With AI-powered virtual assistants, many basic banking interactions will become even more human-like with conversational AI. Bank of America has a substantial lead in this area with their AI-powered virtual assistant, Erica. These interactive enhancements go beyond simple functions like checking balances to also perform more involved tasks like acting as a financial concierge. The latest financial reports from Bank of America show that more and more customers are using its virtual assistant, Erica, more frequently than ever before. Erica’s presence and the AI’s capabilities have greatly improved in the last year and the last quarter, so that now they are a key part of the bank’s digital strategies.

Many organisations are already using artificial intelligence to simplify back-end operations, and banking is set to follow suit. The innovation process will improve as more employees get involved. Achieving real-time insights into product performance, service levels, and customer needs will add significant internal and external value.

Mobile-First Design with Cross-Device Support

Most financial institutions are transforming their digital banking operations to start with mobile-first methods. Mobile-first transformation includes improving products, services and experiences through a mobile lens, while other channels benefit as well. This requires a rethinking of everything, both internal and external, that has an impact on the customer, including business models to more accurately reflect consumer and business mobile banking trends.

In a world where more consumers access the internet using their smartphones rather than their desktops, mobile shouldn’t be considered as a channel to add to digital transformation strategy. Rather it should be a driving force behind customer-centric applications and future development.

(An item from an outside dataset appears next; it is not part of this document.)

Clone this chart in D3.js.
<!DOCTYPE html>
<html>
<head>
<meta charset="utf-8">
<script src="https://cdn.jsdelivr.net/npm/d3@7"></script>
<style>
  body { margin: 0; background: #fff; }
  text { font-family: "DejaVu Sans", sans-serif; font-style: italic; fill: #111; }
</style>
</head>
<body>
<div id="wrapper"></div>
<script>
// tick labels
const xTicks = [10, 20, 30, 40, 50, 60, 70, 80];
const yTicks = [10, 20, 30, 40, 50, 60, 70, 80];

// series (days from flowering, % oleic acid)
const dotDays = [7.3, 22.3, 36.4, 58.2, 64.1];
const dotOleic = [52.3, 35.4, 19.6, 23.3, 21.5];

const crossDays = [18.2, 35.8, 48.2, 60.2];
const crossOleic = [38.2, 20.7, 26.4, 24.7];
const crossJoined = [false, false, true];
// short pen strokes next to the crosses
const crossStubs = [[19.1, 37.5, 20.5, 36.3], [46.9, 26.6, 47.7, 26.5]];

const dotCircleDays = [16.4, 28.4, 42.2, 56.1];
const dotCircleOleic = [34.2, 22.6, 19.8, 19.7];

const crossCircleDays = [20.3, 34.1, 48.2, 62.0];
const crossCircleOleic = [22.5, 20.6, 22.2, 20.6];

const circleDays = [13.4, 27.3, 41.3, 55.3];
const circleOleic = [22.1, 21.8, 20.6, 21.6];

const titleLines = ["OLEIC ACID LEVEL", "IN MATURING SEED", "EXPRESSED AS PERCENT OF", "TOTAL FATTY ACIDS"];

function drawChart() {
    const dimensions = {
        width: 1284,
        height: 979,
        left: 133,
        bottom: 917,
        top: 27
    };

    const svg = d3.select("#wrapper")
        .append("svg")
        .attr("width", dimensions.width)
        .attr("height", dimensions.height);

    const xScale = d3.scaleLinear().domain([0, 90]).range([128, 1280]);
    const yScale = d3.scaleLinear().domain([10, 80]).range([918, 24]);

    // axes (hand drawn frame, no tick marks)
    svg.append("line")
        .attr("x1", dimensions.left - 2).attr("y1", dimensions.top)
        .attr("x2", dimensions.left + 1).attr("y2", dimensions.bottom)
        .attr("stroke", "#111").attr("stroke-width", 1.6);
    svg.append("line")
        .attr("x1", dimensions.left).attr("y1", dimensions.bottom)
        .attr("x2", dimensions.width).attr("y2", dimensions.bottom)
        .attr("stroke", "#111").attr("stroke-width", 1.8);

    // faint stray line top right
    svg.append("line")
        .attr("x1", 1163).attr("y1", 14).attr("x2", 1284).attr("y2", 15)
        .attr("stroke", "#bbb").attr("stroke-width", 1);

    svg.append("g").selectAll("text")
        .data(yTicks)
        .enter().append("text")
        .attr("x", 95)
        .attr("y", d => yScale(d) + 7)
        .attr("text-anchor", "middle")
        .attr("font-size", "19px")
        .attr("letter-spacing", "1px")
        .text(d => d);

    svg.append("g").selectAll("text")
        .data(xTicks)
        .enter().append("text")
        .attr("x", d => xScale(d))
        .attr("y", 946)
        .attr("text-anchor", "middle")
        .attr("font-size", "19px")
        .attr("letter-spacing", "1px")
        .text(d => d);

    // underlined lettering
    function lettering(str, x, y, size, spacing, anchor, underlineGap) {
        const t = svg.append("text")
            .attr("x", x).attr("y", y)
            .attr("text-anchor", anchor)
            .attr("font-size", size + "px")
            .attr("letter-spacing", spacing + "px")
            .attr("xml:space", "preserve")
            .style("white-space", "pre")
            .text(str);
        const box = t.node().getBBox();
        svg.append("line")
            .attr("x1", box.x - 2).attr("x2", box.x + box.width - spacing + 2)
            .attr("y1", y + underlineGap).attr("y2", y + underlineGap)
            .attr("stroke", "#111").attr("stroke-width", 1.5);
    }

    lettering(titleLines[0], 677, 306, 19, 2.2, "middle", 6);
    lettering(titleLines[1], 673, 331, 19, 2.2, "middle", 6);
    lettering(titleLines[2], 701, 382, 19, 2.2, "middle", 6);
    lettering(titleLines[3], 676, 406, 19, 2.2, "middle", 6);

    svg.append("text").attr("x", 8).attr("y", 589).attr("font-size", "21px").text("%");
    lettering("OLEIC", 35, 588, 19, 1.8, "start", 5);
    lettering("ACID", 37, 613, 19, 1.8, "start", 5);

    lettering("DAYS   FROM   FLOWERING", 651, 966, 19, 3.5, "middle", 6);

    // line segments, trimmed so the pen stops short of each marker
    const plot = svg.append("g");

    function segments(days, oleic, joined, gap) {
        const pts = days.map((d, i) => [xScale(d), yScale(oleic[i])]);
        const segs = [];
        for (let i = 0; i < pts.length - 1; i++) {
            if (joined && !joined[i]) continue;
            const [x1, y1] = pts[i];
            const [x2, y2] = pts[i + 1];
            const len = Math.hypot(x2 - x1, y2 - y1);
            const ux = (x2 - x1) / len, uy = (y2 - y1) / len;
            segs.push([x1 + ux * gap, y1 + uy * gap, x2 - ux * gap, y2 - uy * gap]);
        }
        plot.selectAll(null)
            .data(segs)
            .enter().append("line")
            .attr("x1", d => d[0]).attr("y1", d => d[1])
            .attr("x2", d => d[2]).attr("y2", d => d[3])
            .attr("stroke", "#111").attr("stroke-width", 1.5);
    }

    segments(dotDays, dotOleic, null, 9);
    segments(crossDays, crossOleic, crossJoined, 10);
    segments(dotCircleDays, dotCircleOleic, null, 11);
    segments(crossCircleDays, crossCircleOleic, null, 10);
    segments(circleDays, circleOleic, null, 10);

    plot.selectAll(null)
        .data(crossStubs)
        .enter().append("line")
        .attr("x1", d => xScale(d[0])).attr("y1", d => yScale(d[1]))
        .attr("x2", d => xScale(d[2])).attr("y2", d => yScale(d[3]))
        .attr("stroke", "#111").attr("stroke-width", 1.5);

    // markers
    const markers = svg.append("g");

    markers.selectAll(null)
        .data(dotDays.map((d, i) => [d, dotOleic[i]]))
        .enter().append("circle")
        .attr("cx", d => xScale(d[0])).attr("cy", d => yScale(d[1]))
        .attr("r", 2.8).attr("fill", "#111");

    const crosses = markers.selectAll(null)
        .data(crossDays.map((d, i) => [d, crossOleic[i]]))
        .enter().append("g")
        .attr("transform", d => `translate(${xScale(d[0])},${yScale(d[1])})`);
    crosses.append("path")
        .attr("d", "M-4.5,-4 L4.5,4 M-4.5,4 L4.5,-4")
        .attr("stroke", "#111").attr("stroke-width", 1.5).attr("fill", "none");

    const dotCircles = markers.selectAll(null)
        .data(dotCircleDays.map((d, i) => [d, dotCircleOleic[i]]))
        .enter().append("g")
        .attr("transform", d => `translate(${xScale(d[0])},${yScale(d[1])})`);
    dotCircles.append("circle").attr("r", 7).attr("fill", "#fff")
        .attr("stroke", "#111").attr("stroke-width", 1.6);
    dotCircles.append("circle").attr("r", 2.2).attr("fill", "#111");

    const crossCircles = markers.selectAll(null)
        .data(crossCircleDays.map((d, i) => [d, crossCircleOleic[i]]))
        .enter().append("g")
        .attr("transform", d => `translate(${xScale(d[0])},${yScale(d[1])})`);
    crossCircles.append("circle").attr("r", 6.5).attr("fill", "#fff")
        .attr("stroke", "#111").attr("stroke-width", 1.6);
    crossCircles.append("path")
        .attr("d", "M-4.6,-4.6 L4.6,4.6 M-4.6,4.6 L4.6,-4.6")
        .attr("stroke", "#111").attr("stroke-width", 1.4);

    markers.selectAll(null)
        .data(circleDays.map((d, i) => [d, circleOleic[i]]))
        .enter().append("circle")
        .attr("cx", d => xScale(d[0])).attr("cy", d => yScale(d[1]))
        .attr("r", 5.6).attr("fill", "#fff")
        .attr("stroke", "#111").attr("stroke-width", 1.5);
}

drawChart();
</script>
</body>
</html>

Taking a mobile-first perspective opens doors to innovative new solutions for increasing customer acquisition, engagement, relationships, and loyalty. A mobile-first approach will also contribute to increased efficiencies through the integration of artificial intelligence, robotic process automation, and biometrics. These enhancements are not so much about the device as they are about how to make the most of the device’s capabilities.

Taking a mobile-first approach to digital banking means that you can align your business model around your customers’ needs as well as support digital banking solutions in the future. Financial institutions are increasingly bypassing legacy branch processes, deploying digital devices to staff for improved internal and external experiences. Generally, applying a transformation to both online and physical channels is relatively easy.

A New Approach To Back-Office Processes

Despite increased consumer demand for experiences powered by digital devices, many financial institutions still use outdated back-office processes and processes based on people and paper that impede the implementation of fast, simple and seamless solutions. 

To increase efficiency and improve customer experiences, financial institutions should not simply digitise their existing back-office processes but rather start from scratch, using new technologies and automation.

Financial institutions could employ much smaller departments to run value-added tasks, such as deal origination, KYC validation, data collection, and distribution.

Robotic process automation results in cost reduction, increased efficiency, improved accuracy, and improved customer experiences. 

A New Workforce Model

Many jobs have seen their skills change from 2016 to 2019. While new technologies and the shift to digital banking are driving the demand for new skills, many new jobs require soft skills, not just hard skills. Employees of financial institutions should have the ability to thrive in the face of a disruptive business environment through collaboration, innovation, adaptability, and perseverance.

Many workers are abandoning the traditional work environment in favour of either hybrid options or the gig economy or abandoning the active workforce altogether, as shown by the term “The Great Resignation“.

To be competitive in the digital banking era, financial institutions will need to recognise that many of their employees will consider flexible working arrangements when selecting an employer. The shift will require many banks and credit unions to rethink their existing workforce models.